--- BEGIN MATERIAL PROVIDED ---

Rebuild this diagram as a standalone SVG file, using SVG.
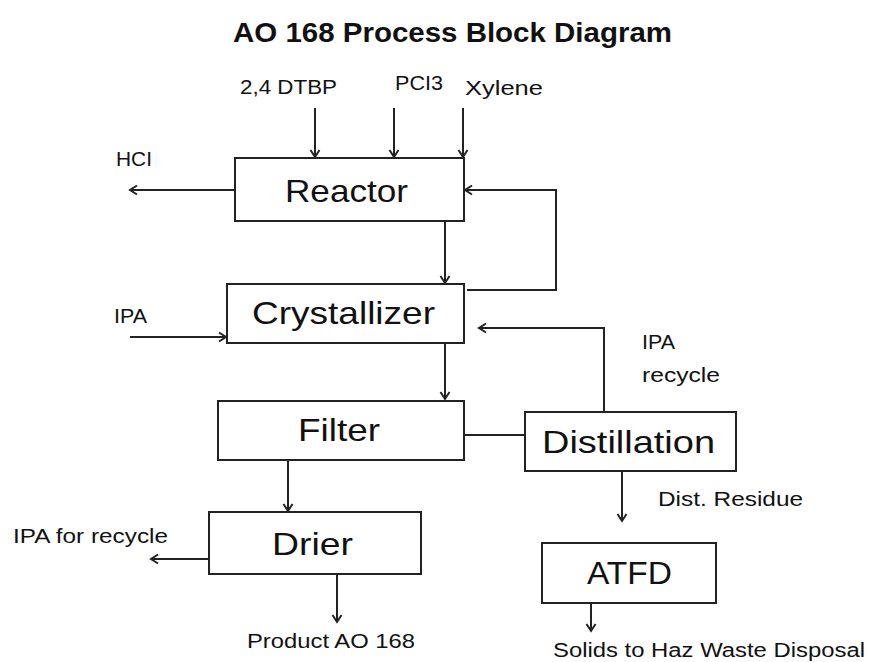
<svg xmlns="http://www.w3.org/2000/svg" width="869" height="662" viewBox="0 0 869 662">
<style>
.box{fill:#fff;stroke:#222;stroke-width:2}
.nl{font-family:"Liberation Sans",Arial,sans-serif;font-size:32px;fill:#111}
.sl{font-family:"Liberation Sans",Arial,sans-serif;font-size:20px;fill:#111}
.title{font-family:"Liberation Sans",Arial,sans-serif;font-size:28px;font-weight:bold;fill:#111}
.c{fill:none;stroke:#222;stroke-width:2}
.a{marker-end:url(#arr)}
</style>
<defs>
<marker id="arr" markerWidth="12" markerHeight="12" refX="9" refY="6" orient="auto" markerUnits="userSpaceOnUse">
<path d="M2,1.5 L9,6 L2,10.5" fill="none" stroke="#222" stroke-width="2"/>
</marker>
</defs>
<rect width="869" height="662" fill="#fff"/>
<text class="title" x="233" y="42" textLength="439" lengthAdjust="spacingAndGlyphs">AO 168 Process Block Diagram</text>

<g id="connectors">
<line class="c a" x1="315" y1="108" x2="315" y2="157"/>
<line class="c a" x1="394" y1="108" x2="394" y2="157"/>
<line class="c a" x1="463" y1="108" x2="463" y2="157"/>
<line class="c a" x1="235" y1="190" x2="130" y2="190"/>
<line class="c a" x1="445" y1="221" x2="445" y2="283"/>
<polyline class="c a" points="467,290 556,290 556,190 465,190"/>
<line class="c a" x1="130" y1="337" x2="226" y2="337"/>
<line class="c a" x1="445" y1="343" x2="445" y2="399"/>
<polyline class="c a" points="604,412 604,328 479,328"/>
<line class="c" x1="464" y1="435" x2="525" y2="435"/>
<line class="c a" x1="288" y1="460" x2="288" y2="511"/>
<line class="c a" x1="209" y1="559" x2="151" y2="559"/>
<line class="c a" x1="337" y1="574" x2="337" y2="622"/>
<line class="c a" x1="622" y1="471" x2="622" y2="521"/>
<line class="c a" x1="591" y1="603" x2="591" y2="631"/>
</g>

<g id="reactor"><rect class="box" x="235" y="158" width="229" height="63"/><text class="nl" x="285" y="202" textLength="123" lengthAdjust="spacingAndGlyphs">Reactor</text></g>
<g id="crystallizer"><rect class="box" x="227" y="284" width="237" height="59"/><text class="nl" x="252" y="324" textLength="183" lengthAdjust="spacingAndGlyphs">Crystallizer</text></g>
<g id="filter"><rect class="box" x="218" y="401" width="246" height="59"/><text class="nl" x="298" y="441" textLength="82" lengthAdjust="spacingAndGlyphs">Filter</text></g>
<g id="distillation"><rect class="box" x="525" y="412" width="211" height="59"/><text class="nl" x="542" y="453" textLength="173" lengthAdjust="spacingAndGlyphs">Distillation</text></g>
<g id="drier"><rect class="box" x="209" y="512" width="212" height="62"/><text class="nl" x="272" y="555" textLength="81" lengthAdjust="spacingAndGlyphs">Drier</text></g>
<g id="atfd"><rect class="box" x="542" y="543" width="174" height="60"/><text class="nl" x="587" y="584" textLength="85" lengthAdjust="spacingAndGlyphs">ATFD</text></g>

<g id="labels">
<text class="sl" x="240" y="94" textLength="97" lengthAdjust="spacingAndGlyphs">2,4 DTBP</text>
<text class="sl" x="395" y="90" textLength="48" lengthAdjust="spacingAndGlyphs">PCI3</text>
<text class="sl" x="465" y="95" textLength="78" lengthAdjust="spacingAndGlyphs">Xylene</text>
<text class="sl" x="116" y="166" textLength="36" lengthAdjust="spacingAndGlyphs">HCI</text>
<text class="sl" x="114" y="323" textLength="33" lengthAdjust="spacingAndGlyphs">IPA</text>
<text class="sl" x="642" y="349" textLength="33" lengthAdjust="spacingAndGlyphs">IPA</text>
<text class="sl" x="642" y="382" textLength="78" lengthAdjust="spacingAndGlyphs">recycle</text>
<text class="sl" x="658" y="506" textLength="145" lengthAdjust="spacingAndGlyphs">Dist. Residue</text>
<text class="sl" x="13" y="543" textLength="155" lengthAdjust="spacingAndGlyphs">IPA for recycle</text>
<text class="sl" x="247" y="648" textLength="168" lengthAdjust="spacingAndGlyphs">Product AO 168</text>
<text class="sl" x="553" y="657" textLength="312" lengthAdjust="spacingAndGlyphs">Solids to Haz Waste Disposal</text>
</g>
</svg>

--- END MATERIAL PROVIDED ---

§ **SHORT PROBLEM**: Transcribe the opening line of the listing above, please, and every line after it through the line with "Process Block Diagram</text>", word for word, without pictures.

§ **IN RESPONSE**:
Rebuild this diagram as a standalone SVG file, using SVG.
<svg xmlns="http://www.w3.org/2000/svg" width="869" height="662" viewBox="0 0 869 662">
<style>
.box{fill:#fff;stroke:#222;stroke-width:2}
.nl{font-family:"Liberation Sans",Arial,sans-serif;font-size:32px;fill:#111}
.sl{font-family:"Liberation Sans",Arial,sans-serif;font-size:20px;fill:#111}
.title{font-family:"Liberation Sans",Arial,sans-serif;font-size:28px;font-weight:bold;fill:#111}
.c{fill:none;stroke:#222;stroke-width:2}
.a{marker-end:url(#arr)}
</style>
<defs>
<marker id="arr" markerWidth="12" markerHeight="12" refX="9" refY="6" orient="auto" markerUnits="userSpaceOnUse">
<path d="M2,1.5 L9,6 L2,10.5" fill="none" stroke="#222" stroke-width="2"/>
</marker>
</defs>
<rect width="869" height="662" fill="#fff"/>
<text class="title" x="233" y="42" textLength="439" lengthAdjust="spacingAndGlyphs">AO 168 Process Block Diagram</text>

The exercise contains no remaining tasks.